## BEGIN Records for the exercise
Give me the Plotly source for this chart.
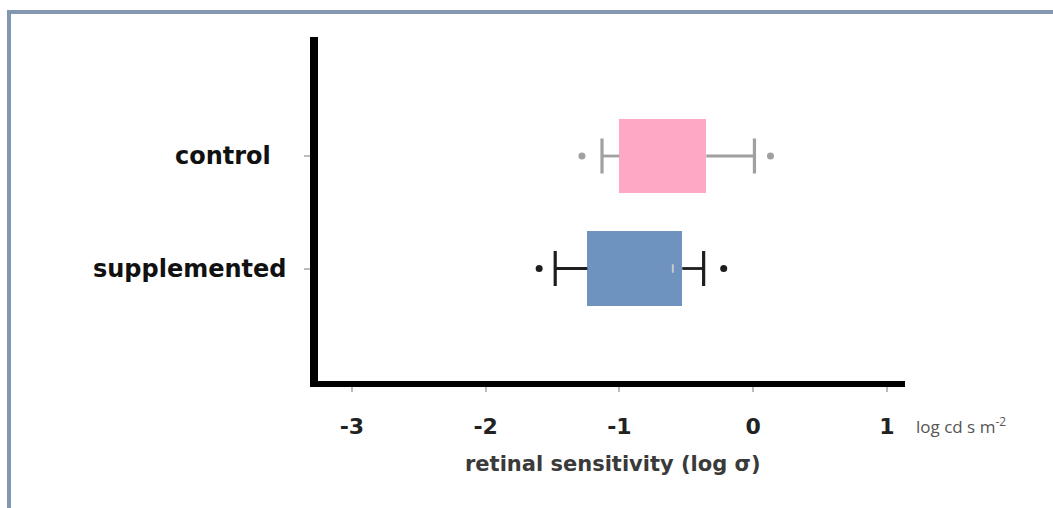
import plotly.graph_objects as go

# ---- data ----
groups = ["control", "supplemented"]
group_pos = [2, 1]
q1 = [-1.00, -1.24]
median = [-0.68, -0.60]
q3 = [-0.35, -0.53]
lower_whisker = [-1.13, -1.48]
upper_whisker = [0.01, -0.37]
outliers_low = [-1.28, -1.60]
outliers_high = [0.13, -0.22]
x_ticks = [-3, -2, -1, 0, 1]

box_colors = ["#FFA8C5", "#6F93BF"]
whisker_colors = ["#A0A0A0", "#1E1E1E"]

W, H = 1053, 508
ML, MR, MT, MB = 318, 148, 37, 127
PW, PH = W - ML - MR, H - MT - MB


def px_x(p):
    return (p - ML) / PW


def px_y(p):
    return 1 - (p - MT) / PH


fig = go.Figure()

# boxes as floating bars
for i in range(len(groups)):
    fig.add_trace(go.Bar(
        y=[group_pos[i]], x=[q3[i] - q1[i]], base=[q1[i]], orientation="h",
        width=0.66, marker=dict(color=box_colors[i], line=dict(width=0)),
        showlegend=False, hoverinfo="skip"))

for i in range(len(groups)):
    yv = group_pos[i]
    c = whisker_colors[i]
    # whisker lines
    fig.add_trace(go.Scatter(
        x=[lower_whisker[i], q1[i], None, q3[i], upper_whisker[i]],
        y=[yv, yv, None, yv, yv], mode="lines",
        line=dict(color=c, width=2.8), showlegend=False, hoverinfo="skip"))
    # caps
    fig.add_trace(go.Scatter(
        x=[lower_whisker[i], upper_whisker[i]], y=[yv, yv], mode="markers",
        marker=dict(symbol="line-ns", size=25, line=dict(color=c, width=3.2)),
        showlegend=False, hoverinfo="skip"))
    # outliers
    fig.add_trace(go.Scatter(
        x=[outliers_low[i], outliers_high[i]], y=[yv, yv], mode="markers",
        marker=dict(symbol="circle", size=7, color=c),
        showlegend=False, hoverinfo="skip"))

# small median mark on supplemented
fig.add_trace(go.Scatter(
    x=[median[1]], y=[group_pos[1]], mode="markers",
    marker=dict(symbol="line-ns", size=6, line=dict(color="#C8C8C8", width=2)),
    showlegend=False, hoverinfo="skip"))

fig.update_layout(
    width=W, height=H,
    margin=dict(l=ML, r=MR, t=MT, b=MB),
    paper_bgcolor="white", plot_bgcolor="white",
    xaxis=dict(range=[-3.254, 1.136], tickvals=x_ticks,
               ticktext=[str(v) for v in x_ticks],
               showgrid=False, zeroline=False,
               showline=True, linecolor="black", linewidth=6,
               ticks="outside", ticklen=5, tickwidth=2, tickcolor="#BBBBBB",
               ticklabelstandoff=16,
               tickfont=dict(family="DejaVu Sans", size=22, color="#222222", weight="bold")),
    yaxis=dict(range=[0, 3.058], tickvals=group_pos, showticklabels=False,
               showgrid=False, zeroline=False,
               showline=True, linecolor="black", linewidth=8,
               ticks="outside", ticklen=6, tickwidth=2, tickcolor="#BBBBBB"),
    bargap=0,
)

# category labels
label_right = [273, 289]
for i in range(len(groups)):
    fig.add_annotation(
        x=px_x(label_right[i]), xref="paper", y=group_pos[i], yref="y",
        text=groups[i], showarrow=False, xanchor="right", yanchor="middle",
        font=dict(family="DejaVu Sans", size=24, color="#111111", weight="bold"))

# unit label
fig.add_annotation(x=px_x(914), xref="paper", y=px_y(425), yref="paper",
                   text="log cd s m<sup>-2</sup>", showarrow=False,
                   xanchor="left", yanchor="middle",
                   font=dict(family="Open Sans", size=17, color="#555555"))

# x title
fig.add_annotation(x=px_x(613), xref="paper", y=px_y(464), yref="paper",
                   text="retinal sensitivity (log σ)", showarrow=False,
                   xanchor="center", yanchor="middle",
                   font=dict(family="DejaVu Sans", size=21, color="#3A3A3A", weight="bold"))

# frame (top and left edges)
frame_c = "#8497B0"
fig.add_shape(type="line", xref="paper", yref="paper",
              x0=px_x(7), x1=px_x(1053), y0=px_y(12), y1=px_y(12),
              line=dict(color=frame_c, width=4))
fig.add_shape(type="line", xref="paper", yref="paper",
              x0=px_x(9), x1=px_x(9), y0=px_y(10), y1=px_y(508),
              line=dict(color=frame_c, width=4))

fig.write_html("out.html", config={"displayModeBar": False},
               post_script="document.body.style.margin='0';document.body.style.overflow='hidden';")
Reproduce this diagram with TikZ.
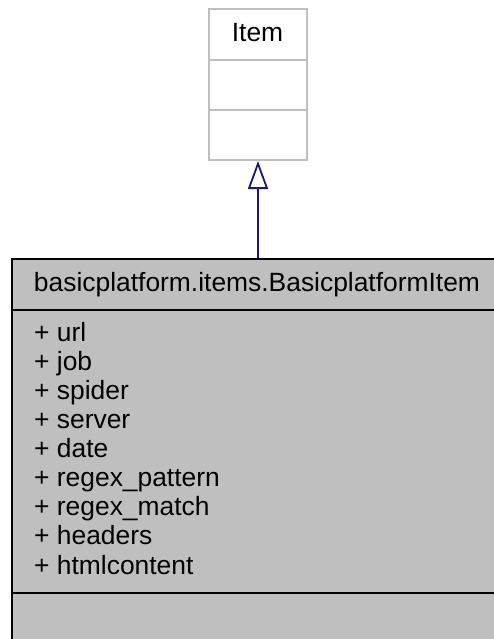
\documentclass[tikz,border=0pt]{standalone}
\usepackage{fontspec}
\setmainfont{Liberation Sans}
\usetikzlibrary{arrows.meta}
\definecolor{boxfill}{HTML}{BFBFBF}
\definecolor{itemline}{HTML}{BFBFBF}
\definecolor{edgecol}{HTML}{191970}
\begin{document}
\begin{tikzpicture}[x=1pt,y=-1pt,
  txt/.style={inner sep=0pt,anchor=base west,font=\fontsize{26.4}{29}\selectfont},
  ttl/.style={inner sep=0pt,anchor=base,font=\fontsize{26.4}{29}\selectfont},
  itembox/.style={draw=itemline,line width=2pt,fill=white,inner sep=0pt},
  clsbox/.style={draw=black,line width=2.6pt,fill=boxfill,inner sep=0pt},
  inherit/.style={draw=edgecol,line width=1.8pt,-{Triangle[open,width=20pt,length=28pt]}}]
\useasboundingbox (0,0) rectangle (494,639);
\clip (0,0) rectangle (494,639);
% Item class
\node[itembox,minimum width=98pt,minimum height=151pt] (item) at (258,84.5) {};
\draw[itemline,line width=2pt] (item.west |- 0,60) -- (item.east |- 0,60);
\draw[itemline,line width=2pt] (item.west |- 0,110) -- (item.east |- 0,110);
\node[ttl] (itemname) at (257.5,42) {Item};
% BasicplatformItem class
\node[clsbox,minimum width=490pt,minimum height=392pt] (cls) at (257,455) {};
\draw[black,line width=2.6pt] (cls.west |- 0,310) -- (cls.east |- 0,310);
\draw[black,line width=2.6pt] (cls.west |- 0,593) -- (cls.east |- 0,593);
\node[ttl] (clsname) at (257,291) {basicplatform.items.BasicplatformItem};
\node[txt] (a1) at (34,341) {+ url};
\node[txt] (a2) at (34,370.1) {+ job};
\node[txt] (a3) at (34,399.25) {+ spider};
\node[txt] (a4) at (34,428.4) {+ server};
\node[txt] (a5) at (34,457.5) {+ date};
\node[txt] (a6) at (34,486.6) {+ regex\_pattern};
\node[txt] (a7) at (34,515.75) {+ regex\_match};
\node[txt] (a8) at (34,544.9) {+ headers};
\node[txt] (a9) at (34,574) {+ htmlcontent};
% inheritance
\draw[inherit] (cls.north -| item.south) -- (item.south);
\end{tikzpicture}
\end{document}
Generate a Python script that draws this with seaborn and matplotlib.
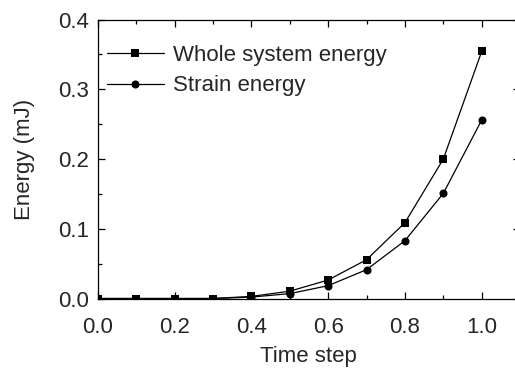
import matplotlib
matplotlib.use("Agg")
import matplotlib.pyplot as plt
import seaborn as sns
import pandas as pd
from matplotlib.ticker import MultipleLocator

time_step = [0.0, 0.1, 0.2, 0.3, 0.4, 0.5, 0.6, 0.7, 0.8, 0.9, 1.0]
whole_energy = [0.0, 0.0, 0.0, 0.0, 0.003, 0.0105, 0.0265, 0.0556, 0.1087, 0.2, 0.3544]
strain_energy = [0.0, 0.0, 0.0, 0.0, 0.002, 0.007, 0.0184, 0.0413, 0.0829, 0.1508, 0.256]
series_names = ["Whole system energy", "Strain energy"]

df = pd.concat([
    pd.DataFrame({"Time step": time_step, "Energy": whole_energy, "Series": series_names[0]}),
    pd.DataFrame({"Time step": time_step, "Energy": strain_energy, "Series": series_names[1]}),
])

sns.set_style("ticks")
plt.rcParams["font.family"] = ["Liberation Sans", "DejaVu Sans"]

fig = plt.figure(figsize=(5.15, 3.71), dpi=100)
ax = fig.add_axes([0.1897, 0.1954, 0.8103 + 0.01, 0.752])

sns.lineplot(data=df, x="Time step", y="Energy", hue="Series", style="Series",
             markers={series_names[0]: "s", series_names[1]: "o"}, dashes=False,
             palette={series_names[0]: "black", series_names[1]: "black"},
             linewidth=0.9, markersize=5.8, markeredgewidth=0, ax=ax)

ax.set_xlim(0, 1.1)
ax.set_ylim(0, 0.4)
ax.xaxis.set_major_locator(MultipleLocator(0.2))
ax.xaxis.set_minor_locator(MultipleLocator(0.1))
ax.yaxis.set_major_locator(MultipleLocator(0.1))
ax.yaxis.set_minor_locator(MultipleLocator(0.05))
ax.xaxis.set_major_formatter(plt.FormatStrFormatter("%.1f"))
ax.yaxis.set_major_formatter(plt.FormatStrFormatter("%.1f"))
ax.tick_params(which="both", direction="in", top=True, right=True, labelsize=16, width=0.9, color="black")
ax.tick_params(which="major", length=5)
ax.tick_params(which="minor", length=3)
ax.tick_params(axis="x", which="major", pad=13)
ax.tick_params(axis="y", which="major", pad=6)
for s in ax.spines.values():
    s.set_linewidth(0.9)
    s.set_color("black")

ax.set_xlabel("Time step", fontsize=16, labelpad=6)
ax.set_ylabel("Energy (mJ)", fontsize=16, labelpad=17)

leg = ax.legend(loc="upper left", frameon=False, fontsize=16, handlelength=2.6,
                handletextpad=0.4, labelspacing=0.42, borderaxespad=0.0,
                bbox_to_anchor=(0.0, 0.94))
for h in leg.legend_handles:
    h.set_color("black")

fig.savefig("out.png", dpi=100)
## END Records for the exercise
**To be done**
Select and copy each line from the data that includes the word "this".

**Solution to the problem**
Give me the Plotly source for this chart.
Reproduce this diagram with TikZ.
Generate a Python script that draws this with seaborn and matplotlib.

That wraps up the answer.